Im Laufe des Spiels wird es schon etwas schwerer und man muss schon genauer überlegen, wie man vorgeht, um weiter zu kommen. Im Hinterkopf sollte man aber immer seinen Faden im Auge behalten, der sich kontinuierlich abwickelt, je weiter man sich bewegt. Man muss dann oft die einfachen Wege gehen und nicht immer kompliziert denken. Die meisten Geschicklichkeitspassagen sind recht gut gelungen und fordern auch meist den Verstand. Ein weiterer Pluspunkt in Unravel ist die wunderschön gelungene Grafik und die sehr gut umgesetzte Physikengine im Spiel. Auch die Levelgestaltung hat uns sehr gut gefallen. Überall sieht man Bewegung und kleine Details. Eine nette verspielte Idylle, die man hier sieht. Auch die Soundkulisse ist fantastisch. Überall gibt es was zu hören, sei es eine Elster, die durch den herbstlichen Garten schnattert, die Meeresbrise und das dazugehörige Rauschen oder der Wind, der später im Schneegestöber Yarny um den Garn weht, sind nur ein Beispiel der guten Vertonung in Unravel.
Das hat uns nicht gefallen
Sonderlich Negatives gibt es in Unravel eigentlich nicht. Doch ein paar Dinge stoßen im Laufe des Spiels immer mal sauer auf. So zum Beispiel einige Rätsel, bei denen man einfach verzweifeln möchte, weil man an einer bestimmten Stelle einfach nicht weiter zu kommen scheint. Doch sind es ja oft die einfachen Dinge, die einen weiter bringen. Auch der Spielablauf zieht sich irgendwie künstlich in die Länge. Teils kommt es einen vor, als laufe man ewig durch ein Level, um ans Ende zu gelangen und das verlorene Teil von Yarny zu finden.
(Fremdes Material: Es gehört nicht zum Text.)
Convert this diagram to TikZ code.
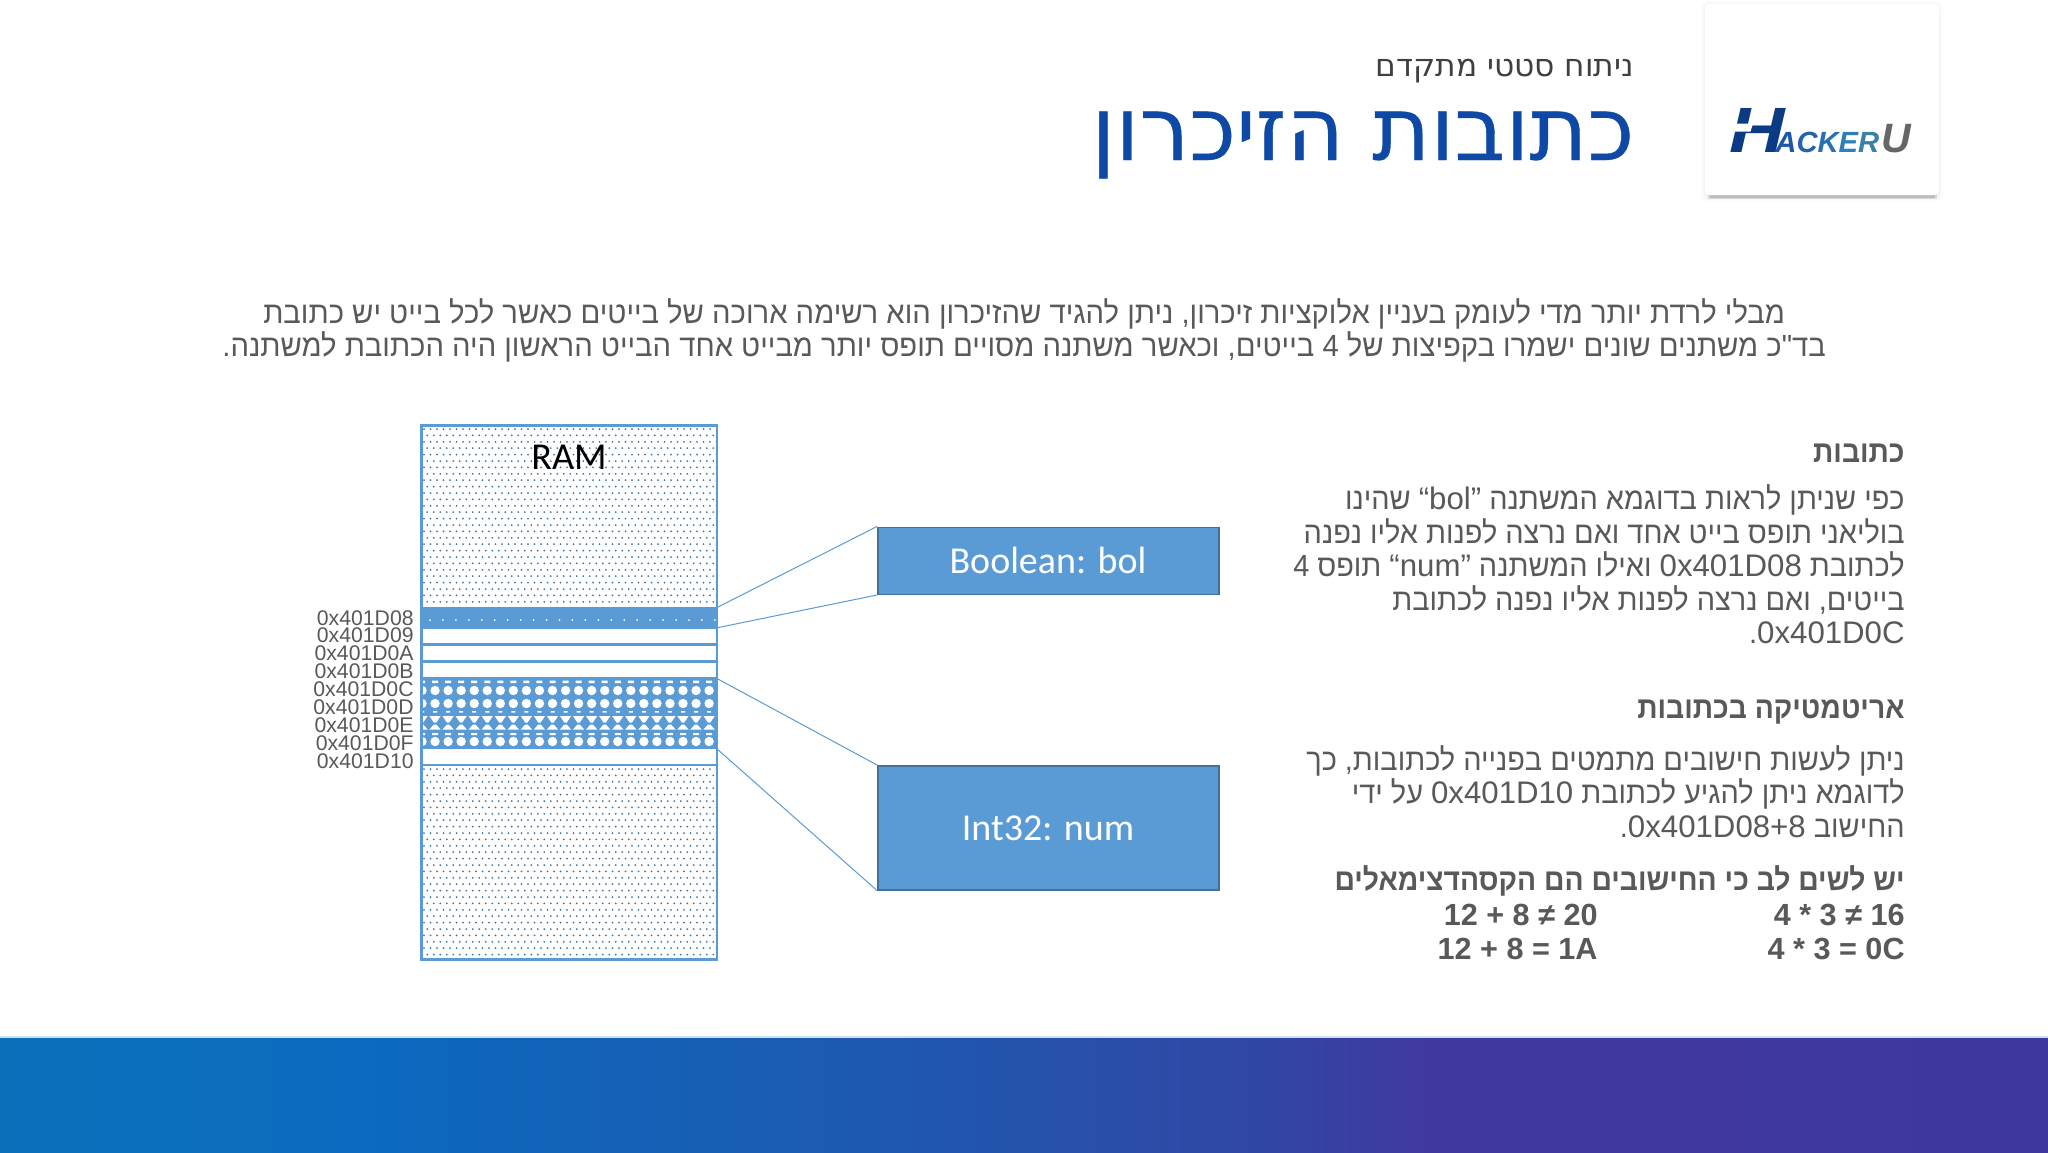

Auch der Wiederspielwert bleibt bei Unravel gering, da es weder einen Multiplayer- noch Splitscreen-Modus gibt. Einzig allein die versteckten Garnteile von Yarny lassen einen nochmal eine Runde durch die entzückende Landschaft drehen. Alles in allem konnten wir aber keine weiteren Mängel in diesem Titel feststellen.
Fazit
Unravel ist ein Spiel, bei dem man an einer Stelle komplett entspannen kann und an der Nächsten grübelt wie ein Weltmeister. Nichtsdestotrotz ist dieses kleine Abenteuer um den kleinen Garnwichtel Yarny ein Meisterwerk an Puzzle-Plattformern. In den kleinen Kerl und seine Umgebung verliebt man sich sehr schnell und auch grafisch wie auch Ton-technisch verbreitet dieses Spiel einen tollen Flair. Man könnte sagen, Unravel ist das Gegenteil von LIMBO, welches ja eher düster daher kam und trotzdem auf seine Weise fesselte. Wer auf Puzzle-Plattformer steht, der mit viel Liebe, Leidenschaft und Emotionen verbunden ist, sollte sich Unravel unbedingt einmal anschauen. Bildgewaltig und herzzerreißend niedlich.